Robindale Energy Services of Latrobe is donating its equipment and labor to clear the first part of the trail, where the only cost will be about $5,000 to $10,000 for the crushed limestone to create the trail bed, Boxx said.

Eventually, a parking area on Devereaux Drive will also be developed, she said.

“It's going to provide a really nice physical connection between St. Vincent College and downtown Latrobe and the new community college building and St. Vincent” where one day students might be able to hop on their bikes and grab a Jioio's pizza to take back to campus, Boxx said.

The trail council is also working with Latrobe Community Revitalization Program to fund and construct the trail.

Executive director Jarod Trunzo said the council, with about 12 members including representatives from Latrobe city council and St. Vincent College, has worked well with Boxx's leadership.

“I think the vision is starting to get clearer about the end result,” Trunzo said. “We have challenges ahead, but what a start.”

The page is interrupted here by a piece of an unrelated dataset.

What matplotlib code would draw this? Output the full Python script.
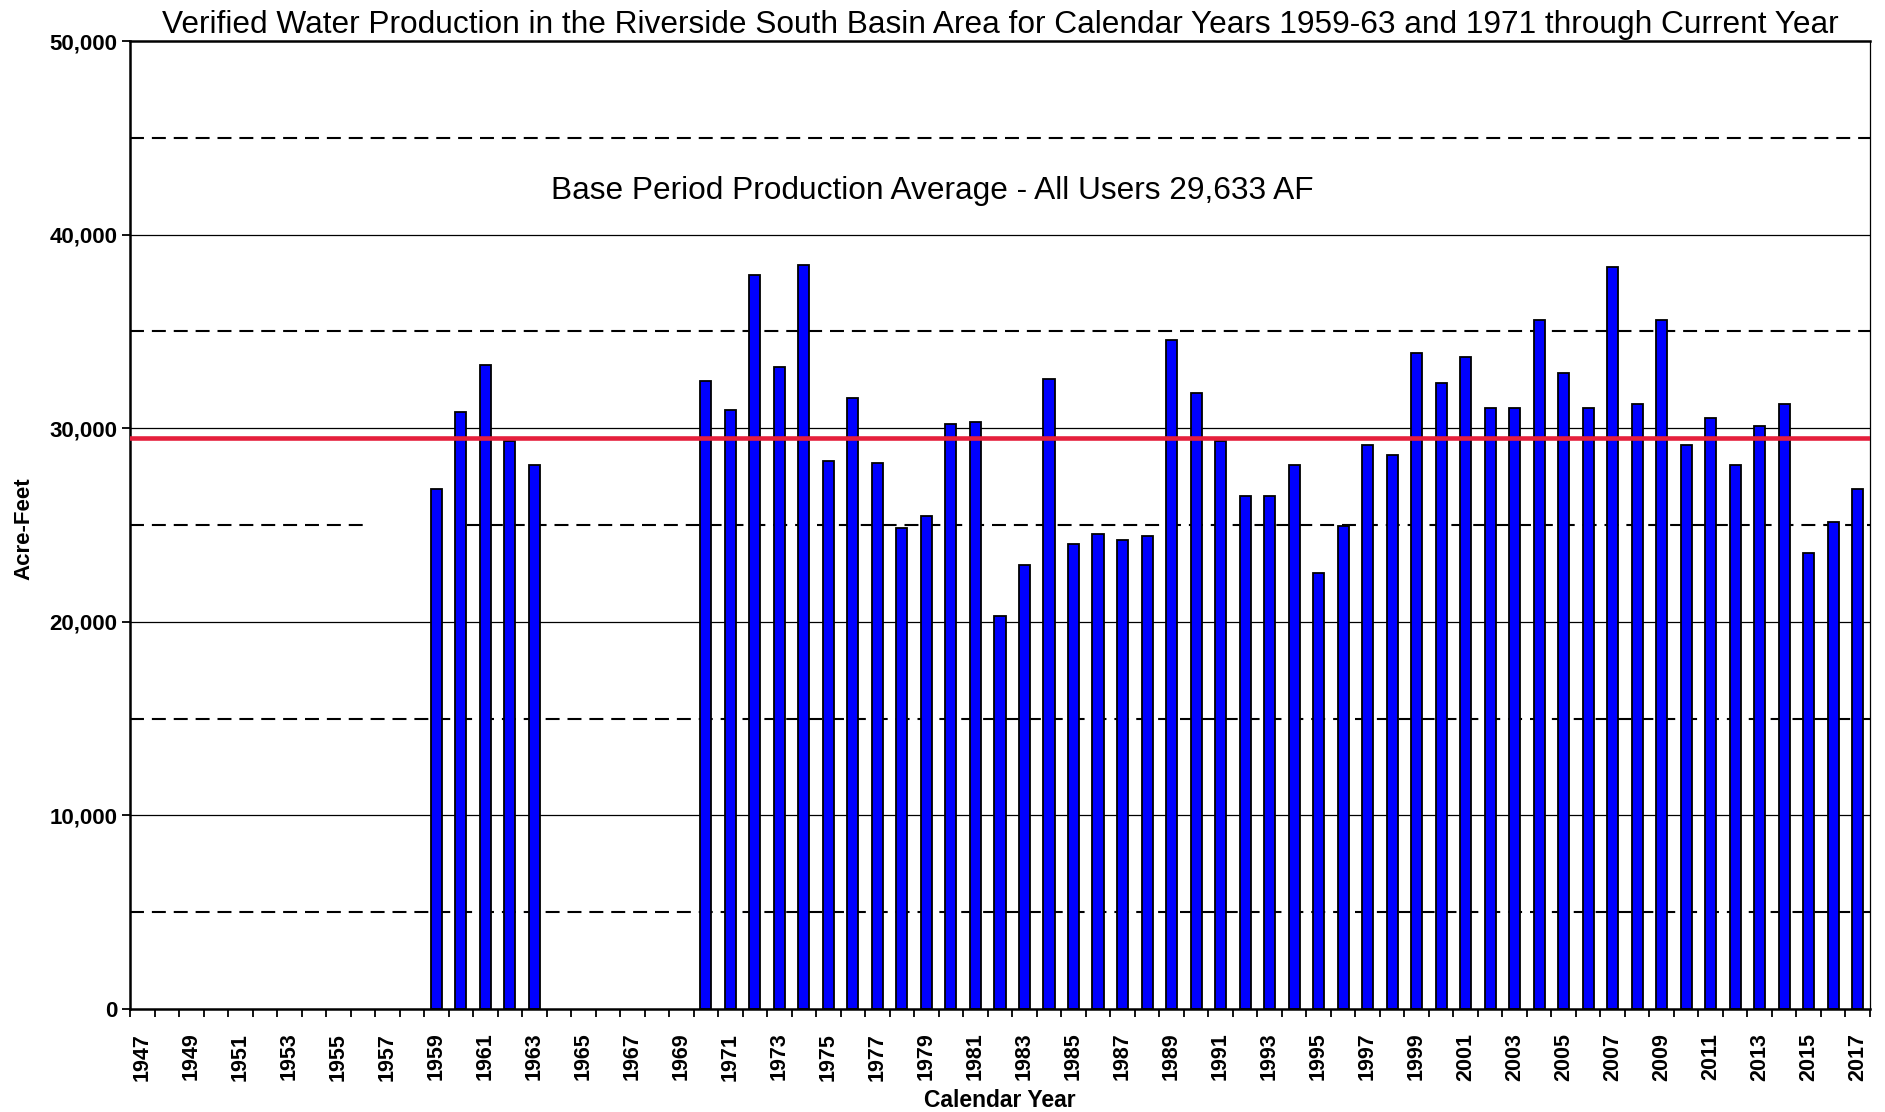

One costly hurdle will be the need for a bridge over Monastery Run, but different funding sources are in the works, Boxx said.

Boxx has experience with trail development as board president of the Allegheny Trail Alliance, responsible for building the Great Allegheny Passage, a 150-mile rails-to-trails system connecting Pittsburgh with Cumberland, Md., completed in 2013 after 35 years.

Connections could later be made to Legion-Keener Park or the Winnie Palmer Nature Reserve.